QQ+Concordance allows us to check the consistency of the tag list. To extract a list of tags, first use Simple Concordance Program to build a word-list, sorting the word-list alphabetically. Then scroll down to words beginning in "QQ-," which also displays the line numbers. From this we can cut-and-paste to extract the following:
(23) | QQAbbrev | 10,14,21,22,23 |
QQAuthor | 1,19 | |
QQBodylang | 26 | |
QQColloq | 13,13 | |
QQDiminutive | 17,20 | |
QQExclam | 8 | |
QQGreet | 2 | |
QQImper | 24 | |
QQSignature | 17,27 | |
QQSynellipsis | 13,14,22 | |
QQValediction | 16 |
At this point the list can be scanned for inconsistencies, and the output list can be used to correct incorrect or inconsistent tags. More importantly, the interim list can be used for the recursive refinement of tag by revising the set of tags the better to fit them to the data and the goals of the analysis. It is possible to split tags which are covering too much ground in an indiscriminate way, or to create sub-tags:
(24) QQBodylang > QQBodylangOcular, QQBodylangGesture . . .
or to merge tags which overlap; we can also consider metatags (3.4.4). This process is covered in detail in source like Miles & Huberman (1994).
We can then investigate correspondences between text and text, tags and text, and tags and tags, with a view to investigating metatags and hierarchies (3.4.4), networks (3.4.5) and statistical correspondences (3.4.6). Unlike the case of NUD*IST and ATLAS.TI, QQ+Concordance requires the user to do this manually. The merit of QQ+Concordance is that it harvests the data in convenient and usable form.

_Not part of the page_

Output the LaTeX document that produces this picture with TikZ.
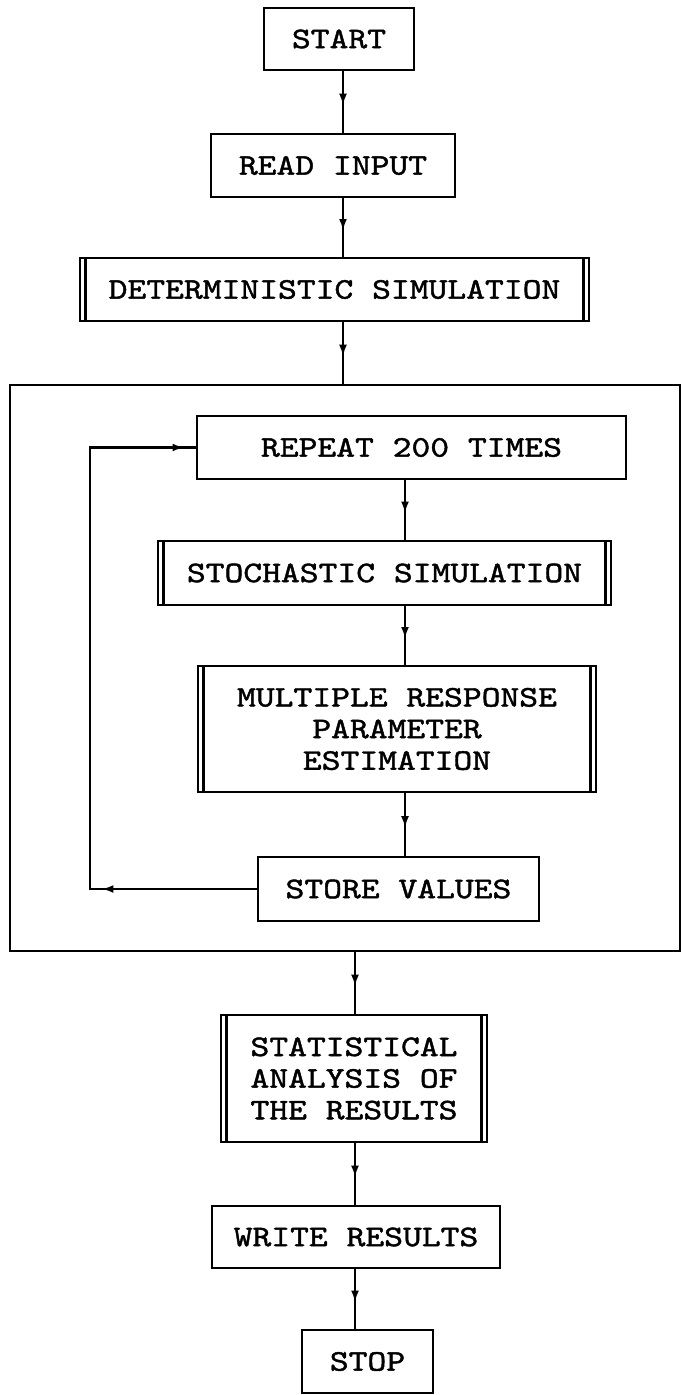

Patterns and correspondences between items in the raw text can be investigated by running a concordance on the raw (untagged) text file. This is often the first step in developing hypotheses about patterns in the text. For instance, a search of the King James Bible for the key word "yellow" finds only four hits. Three refer to "hair," for instance:
(25) if the scall spread not, and there be in it no yellow hair, and the scall be not in sight deeper than the skin (Leviticus 13:32).
and one to the metal gold:
(26) Though ye have lien among the pots, yet shall ye be as the wings of a dove covered with silver, and her feathers with yellow gold (Psalms 68:13).

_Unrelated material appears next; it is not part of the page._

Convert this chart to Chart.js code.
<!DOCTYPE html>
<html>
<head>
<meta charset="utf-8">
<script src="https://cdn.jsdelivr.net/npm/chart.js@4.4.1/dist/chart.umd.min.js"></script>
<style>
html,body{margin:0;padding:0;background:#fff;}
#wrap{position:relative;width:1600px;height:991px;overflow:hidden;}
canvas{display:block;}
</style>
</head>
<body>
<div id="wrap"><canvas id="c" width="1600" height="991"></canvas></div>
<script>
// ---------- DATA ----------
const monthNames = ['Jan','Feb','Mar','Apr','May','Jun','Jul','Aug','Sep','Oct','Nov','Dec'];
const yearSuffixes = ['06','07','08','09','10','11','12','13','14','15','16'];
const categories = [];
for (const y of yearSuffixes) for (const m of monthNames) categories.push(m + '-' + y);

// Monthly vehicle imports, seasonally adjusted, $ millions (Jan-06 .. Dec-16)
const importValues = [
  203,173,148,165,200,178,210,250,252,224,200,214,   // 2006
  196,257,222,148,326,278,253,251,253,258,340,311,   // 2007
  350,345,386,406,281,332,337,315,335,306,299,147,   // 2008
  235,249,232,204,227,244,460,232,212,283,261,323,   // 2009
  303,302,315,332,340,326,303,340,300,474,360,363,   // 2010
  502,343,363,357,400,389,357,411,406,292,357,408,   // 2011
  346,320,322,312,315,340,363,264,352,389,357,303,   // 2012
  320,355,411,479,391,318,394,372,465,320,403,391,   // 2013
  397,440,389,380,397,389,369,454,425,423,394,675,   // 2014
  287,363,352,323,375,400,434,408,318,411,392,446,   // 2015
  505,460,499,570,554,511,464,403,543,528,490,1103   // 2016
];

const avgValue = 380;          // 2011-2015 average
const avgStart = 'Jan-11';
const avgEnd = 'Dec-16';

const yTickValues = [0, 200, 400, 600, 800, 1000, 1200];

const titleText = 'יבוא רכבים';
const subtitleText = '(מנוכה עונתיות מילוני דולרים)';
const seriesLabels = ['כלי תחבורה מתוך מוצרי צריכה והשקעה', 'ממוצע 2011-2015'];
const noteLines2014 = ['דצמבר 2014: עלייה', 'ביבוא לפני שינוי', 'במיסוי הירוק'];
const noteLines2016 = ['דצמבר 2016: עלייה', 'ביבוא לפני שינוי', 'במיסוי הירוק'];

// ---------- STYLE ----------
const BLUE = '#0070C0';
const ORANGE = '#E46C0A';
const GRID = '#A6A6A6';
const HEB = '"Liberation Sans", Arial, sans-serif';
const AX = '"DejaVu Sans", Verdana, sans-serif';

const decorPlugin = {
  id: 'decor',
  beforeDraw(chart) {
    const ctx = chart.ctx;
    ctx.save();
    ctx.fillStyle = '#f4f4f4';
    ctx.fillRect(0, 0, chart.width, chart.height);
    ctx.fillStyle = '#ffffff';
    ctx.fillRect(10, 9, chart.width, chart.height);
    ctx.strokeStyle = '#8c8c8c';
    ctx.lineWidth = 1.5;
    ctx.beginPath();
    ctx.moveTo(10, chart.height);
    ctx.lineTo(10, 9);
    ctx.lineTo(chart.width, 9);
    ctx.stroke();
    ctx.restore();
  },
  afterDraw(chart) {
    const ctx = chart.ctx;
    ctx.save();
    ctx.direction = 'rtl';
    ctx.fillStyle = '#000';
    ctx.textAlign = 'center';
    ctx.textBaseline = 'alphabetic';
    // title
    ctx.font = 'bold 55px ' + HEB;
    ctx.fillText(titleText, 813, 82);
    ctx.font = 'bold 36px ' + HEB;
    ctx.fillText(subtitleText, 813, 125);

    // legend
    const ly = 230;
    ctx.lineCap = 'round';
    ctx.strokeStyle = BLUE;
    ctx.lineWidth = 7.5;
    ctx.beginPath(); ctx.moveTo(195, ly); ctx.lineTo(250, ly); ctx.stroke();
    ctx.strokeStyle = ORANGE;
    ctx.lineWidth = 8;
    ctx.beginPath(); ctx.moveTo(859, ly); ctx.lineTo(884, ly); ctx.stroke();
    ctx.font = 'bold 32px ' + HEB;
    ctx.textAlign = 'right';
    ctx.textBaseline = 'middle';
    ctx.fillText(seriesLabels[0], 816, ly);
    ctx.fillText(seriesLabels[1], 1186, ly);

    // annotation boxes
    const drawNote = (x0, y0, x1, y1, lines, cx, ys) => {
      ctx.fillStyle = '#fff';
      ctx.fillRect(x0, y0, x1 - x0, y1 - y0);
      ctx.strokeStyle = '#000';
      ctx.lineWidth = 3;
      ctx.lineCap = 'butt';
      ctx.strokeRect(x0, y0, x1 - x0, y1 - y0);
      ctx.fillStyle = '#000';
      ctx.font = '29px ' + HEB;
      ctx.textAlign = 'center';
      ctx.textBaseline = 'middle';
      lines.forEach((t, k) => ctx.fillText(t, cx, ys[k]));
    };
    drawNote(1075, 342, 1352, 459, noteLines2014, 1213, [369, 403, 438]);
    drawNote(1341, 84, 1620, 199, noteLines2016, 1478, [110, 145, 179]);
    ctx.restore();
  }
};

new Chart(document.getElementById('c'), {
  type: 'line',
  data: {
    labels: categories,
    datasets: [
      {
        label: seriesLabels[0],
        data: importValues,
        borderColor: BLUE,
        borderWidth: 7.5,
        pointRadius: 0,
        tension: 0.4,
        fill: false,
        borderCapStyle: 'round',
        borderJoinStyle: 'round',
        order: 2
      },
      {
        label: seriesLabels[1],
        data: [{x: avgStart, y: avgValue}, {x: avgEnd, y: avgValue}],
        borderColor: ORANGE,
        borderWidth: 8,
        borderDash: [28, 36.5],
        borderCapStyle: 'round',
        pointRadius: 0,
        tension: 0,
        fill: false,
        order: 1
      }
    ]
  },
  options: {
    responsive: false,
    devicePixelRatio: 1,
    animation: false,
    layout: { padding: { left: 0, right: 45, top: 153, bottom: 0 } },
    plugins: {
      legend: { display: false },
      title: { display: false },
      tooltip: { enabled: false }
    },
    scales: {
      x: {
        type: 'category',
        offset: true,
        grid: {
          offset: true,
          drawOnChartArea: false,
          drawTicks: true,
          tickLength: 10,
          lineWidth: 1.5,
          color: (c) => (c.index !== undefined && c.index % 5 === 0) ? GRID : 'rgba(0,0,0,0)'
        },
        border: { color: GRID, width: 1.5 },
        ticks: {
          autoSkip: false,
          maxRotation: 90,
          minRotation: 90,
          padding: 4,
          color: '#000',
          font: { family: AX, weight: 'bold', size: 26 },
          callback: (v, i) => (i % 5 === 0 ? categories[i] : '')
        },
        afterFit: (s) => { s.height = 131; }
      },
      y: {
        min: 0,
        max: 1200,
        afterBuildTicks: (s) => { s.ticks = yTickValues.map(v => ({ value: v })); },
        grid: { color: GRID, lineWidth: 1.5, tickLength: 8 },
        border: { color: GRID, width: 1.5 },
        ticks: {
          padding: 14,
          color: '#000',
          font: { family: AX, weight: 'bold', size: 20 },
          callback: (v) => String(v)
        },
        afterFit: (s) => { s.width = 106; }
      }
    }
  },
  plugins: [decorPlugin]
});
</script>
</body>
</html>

There are 66 occurrences of "golden," only one of which refers to colour rather than the metal:
(27) And I answered again, and said unto him, What be these two olive branches which through the two golden pipes empty the golden oil out of themselves (Zechariah 4:12)?
We may then ask how colour references in the Bible relate to primary colour terms, and how they relate to metaphors or similes ("like the colour of x"): there are 320 hits for "silver." Except in rather small texts, however, it is likely that a concordance of the raw text will be suggestive rather than conclusive about patterns and correspondences: the 66 occurrences of "golden" are already numerous enough to be inconvenient for manual inspection. The next step is to insert the appropriate tags for colour terms and to use the concordancer to extract the tags for analysis.
The QQ+Concordance instrument allows us to ask in which circumstances a particular form of words is used. It is also possible to quantify these occurrences, and to conduct investigations on the frequency and cross-correlation of these statistical results.
The check of tag < > text correspondences can be used to relate specific expressions to pragmatic, semantic, formal and other factors. In the sample text included at the end of this paper, a concordance check on abbreviations with the QQ code reveals (with line numbers):
(28)
qqabbrev | |||
10 | still working on it. BTW | QQAbbrev, | I can't find the article |
14 | - gotta QQColloq | QQAbbrev | rush QQSynEllipsis. |
21 | Freddy QQDiminutive, THNX | QQAbbrev | for the update. Short |
22 | . And see his ref | QQAbbrev | to the paper by Kruszewski |
23 | by Kruszewski with info | QQAbbrev | about handling formulae |
Even in this simple example, we can see that abbreviations (QQAbbrev) occur with acronyms (BTW) and chat-type shortenings (THNX = thanks), with two more common abbreviations used within professional communities (ref, info), and with two other tags: QQColloq and QQDiminutive (3.4.3). This information linking tags and text suggests a variety of further lines of investigation: What other abbreviation types are used in a larger text? Are they professional or not? There are numerous possibilities. We can test the co-occurrence of specific words or phrases with tags denoting speech acts, or of their links to agents (Silverman, 1993). Or we can link speech events to speakers: for instance, the well-known reluctance in some Confucian-based cultures of East Asia, including Japan, China, Korea, Vietnam and Cambodia, to say "no" directly to an interlocutor. Conversely, we can ask, for a particular circumstance, what different forms of words are used, and how often. Consider the concordance output for the tag QQSignature:
(29)
qqsignature | |||
17 | Cheers QQValediction Fred | QQSignature | QQDiminutive(reply |
27 | out. *hug* QQBodyLang/Jean | QQSignature |
Fred uses a formal valediction; Jean does not, as do many regular and fast users of email. The conventions of email discourse (Cherny, 1999; Niesten & Sussex, In press) can be richly investigated with QQ+Concordance.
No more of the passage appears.